## start Collected material
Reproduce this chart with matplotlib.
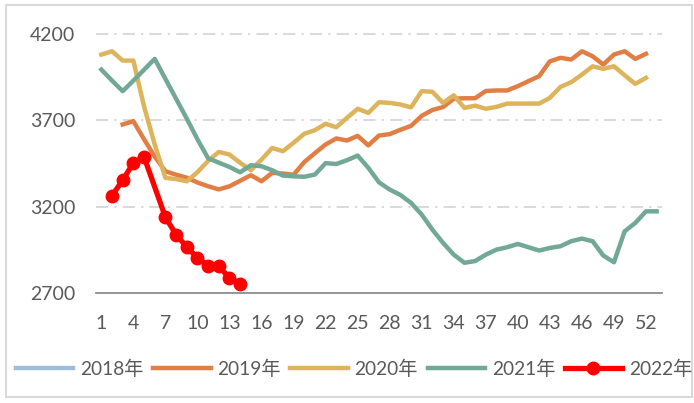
import numpy as np
import matplotlib.pyplot as plt
from matplotlib.patches import Rectangle

plt.rcParams['font.family'] = ['Lato', 'Noto Sans CJK SC', 'DejaVu Sans']

nan = np.nan

# weekly prices by year
weeks_2019 = list(range(1, 53))
y2019 = [nan, nan, 3676, 3695, 3590, 3490, 3405, 3385, 3368, 3340,
         3318, 3300, 3318, 3350, 3382, 3347, 3396, 3392, 3385, 3458,
         3510, 3560, 3595, 3583, 3610, 3555, 3612, 3620, 3645, 3668,
         3726, 3760, 3777, 3825, 3828, 3828, 3870, 3873, 3873, 3898,
         3927, 3956, 4042, 4062, 4052, 4100, 4071, 4023, 4081, 4100,
         4056, 4085]

weeks_2020 = list(range(1, 53))
y2020 = [4081, 4100, 4046, 4046, 3780, 3560, 3367, 3360, 3347, 3400,
         3465, 3517, 3502, 3454, 3411, 3473, 3540, 3521, 3570, 3622,
         3643, 3680, 3660, 3714, 3767, 3743, 3805, 3801, 3792, 3775,
         3869, 3865, 3801, 3845, 3772, 3785, 3767, 3778, 3797, 3797,
         3797, 3797, 3830, 3894, 3921, 3965, 4013, 3998, 4013, 3961,
         3911, 3946]

weeks_2021 = list(range(1, 54))
y2021 = [3994, 3930, 3869, 3930, 3993, 4056, 3940, 3825, 3710, 3590,
         3480, 3455, 3430, 3399, 3440, 3434, 3411, 3380, 3376, 3373,
         3386, 3452, 3447, 3469, 3496, 3425, 3341, 3299, 3268, 3222,
         3154, 3067, 2990, 2922, 2875, 2885, 2922, 2951, 2965, 2984,
         2965, 2946, 2961, 2971, 3000, 3015, 3000, 2917, 2878, 3057,
         3106, 3173, 3173]

weeks_2022 = [2, 3, 4, 5, 7, 8, 9, 10, 11, 12, 13, 14]
y2022 = [3264, 3353, 3454, 3488, 3139, 3038, 2967, 2903, 2859, 2855,
         2787, 2754]

weeks_2018 = []
y2018 = []

xticks = list(range(1, 53, 3))
yticks = [2700, 3200, 3700, 4200]

fig = plt.figure(figsize=(6.94, 4.03), dpi=100)
ax = fig.add_axes([96 / 694, 110 / 403, 566 / 694, 259 / 403])

ax.plot(weeks_2018, y2018, color='#9DBDDA', lw=3.2, label='2018年')
ax.plot(weeks_2019, y2019, color='#E07E44', lw=3.2, label='2019年')
ax.plot(weeks_2020, y2020, color='#DDB35B', lw=3.2, label='2020年')
ax.plot(weeks_2021, y2021, color='#72A897', lw=3.2, label='2021年')
ax.plot(weeks_2022, y2022, color='#FF0000', lw=3.8, marker='o',
        markersize=9, label='2022年')

ax.set_xlim(0.5, 53.5)
ax.set_ylim(2700, 4200)
ax.set_xticks(xticks)
ax.set_yticks(yticks)
ax.tick_params(length=0, labelsize=14, labelcolor='#595959')
ax.tick_params(axis='x', pad=16)
ax.tick_params(axis='y', pad=15)

for s in ['top', 'right', 'left']:
    ax.spines[s].set_visible(False)
ax.spines['bottom'].set_color('#8C8C8C')
ax.spines['bottom'].set_linewidth(1.3)
ax.spines['bottom'].set_zorder(1)

for v in yticks[1:]:
    ax.axhline(v, color='#D0D0D0', lw=1.1, ls=(0, (8, 4, 1.5, 4)), zorder=0,
               clip_on=False)

fig.legend(loc='center', bbox_to_anchor=(354 / 694, 34 / 403), ncol=5,
           frameon=False, fontsize=13.8, handlelength=3.0,
           handletextpad=0.35, columnspacing=0.5, labelcolor='#595959')

# outer frame
fig.patches.append(Rectangle((6 / 694, 6 / 403), 686 / 694, 392 / 403,
                             transform=fig.transFigure, fill=False,
                             edgecolor='#D9D9D9', lw=1.5))

fig.savefig('out.png', dpi=100)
## end Collected material
Objective
Write out exactly the opening lines of the data, stopping after the line that holds "markersize=9, label='2022年')". Exclude pictures.

Exercise result
Reproduce this chart with matplotlib.
import numpy as np
import matplotlib.pyplot as plt
from matplotlib.patches import Rectangle

plt.rcParams['font.family'] = ['Lato', 'Noto Sans CJK SC', 'DejaVu Sans']

nan = np.nan

# weekly prices by year
weeks_2019 = list(range(1, 53))
y2019 = [nan, nan, 3676, 3695, 3590, 3490, 3405, 3385, 3368, 3340,
         3318, 3300, 3318, 3350, 3382, 3347, 3396, 3392, 3385, 3458,
         3510, 3560, 3595, 3583, 3610, 3555, 3612, 3620, 3645, 3668,
         3726, 3760, 3777, 3825, 3828, 3828, 3870, 3873, 3873, 3898,
         3927, 3956, 4042, 4062, 4052, 4100, 4071, 4023, 4081, 4100,
         4056, 4085]

weeks_2020 = list(range(1, 53))
y2020 = [4081, 4100, 4046, 4046, 3780, 3560, 3367, 3360, 3347, 3400,
         3465, 3517, 3502, 3454, 3411, 3473, 3540, 3521, 3570, 3622,
         3643, 3680, 3660, 3714, 3767, 3743, 3805, 3801, 3792, 3775,
         3869, 3865, 3801, 3845, 3772, 3785, 3767, 3778, 3797, 3797,
         3797, 3797, 3830, 3894, 3921, 3965, 4013, 3998, 4013, 3961,
         3911, 3946]

weeks_2021 = list(range(1, 54))
y2021 = [3994, 3930, 3869, 3930, 3993, 4056, 3940, 3825, 3710, 3590,
         3480, 3455, 3430, 3399, 3440, 3434, 3411, 3380, 3376, 3373,
         3386, 3452, 3447, 3469, 3496, 3425, 3341, 3299, 3268, 3222,
         3154, 3067, 2990, 2922, 2875, 2885, 2922, 2951, 2965, 2984,
         2965, 2946, 2961, 2971, 3000, 3015, 3000, 2917, 2878, 3057,
         3106, 3173, 3173]

weeks_2022 = [2, 3, 4, 5, 7, 8, 9, 10, 11, 12, 13, 14]
y2022 = [3264, 3353, 3454, 3488, 3139, 3038, 2967, 2903, 2859, 2855,
         2787, 2754]

weeks_2018 = []
y2018 = []

xticks = list(range(1, 53, 3))
yticks = [2700, 3200, 3700, 4200]

fig = plt.figure(figsize=(6.94, 4.03), dpi=100)
ax = fig.add_axes([96 / 694, 110 / 403, 566 / 694, 259 / 403])

ax.plot(weeks_2018, y2018, color='#9DBDDA', lw=3.2, label='2018年')
ax.plot(weeks_2019, y2019, color='#E07E44', lw=3.2, label='2019年')
ax.plot(weeks_2020, y2020, color='#DDB35B', lw=3.2, label='2020年')
ax.plot(weeks_2021, y2021, color='#72A897', lw=3.2, label='2021年')
ax.plot(weeks_2022, y2022, color='#FF0000', lw=3.8, marker='o',
        markersize=9, label='2022年')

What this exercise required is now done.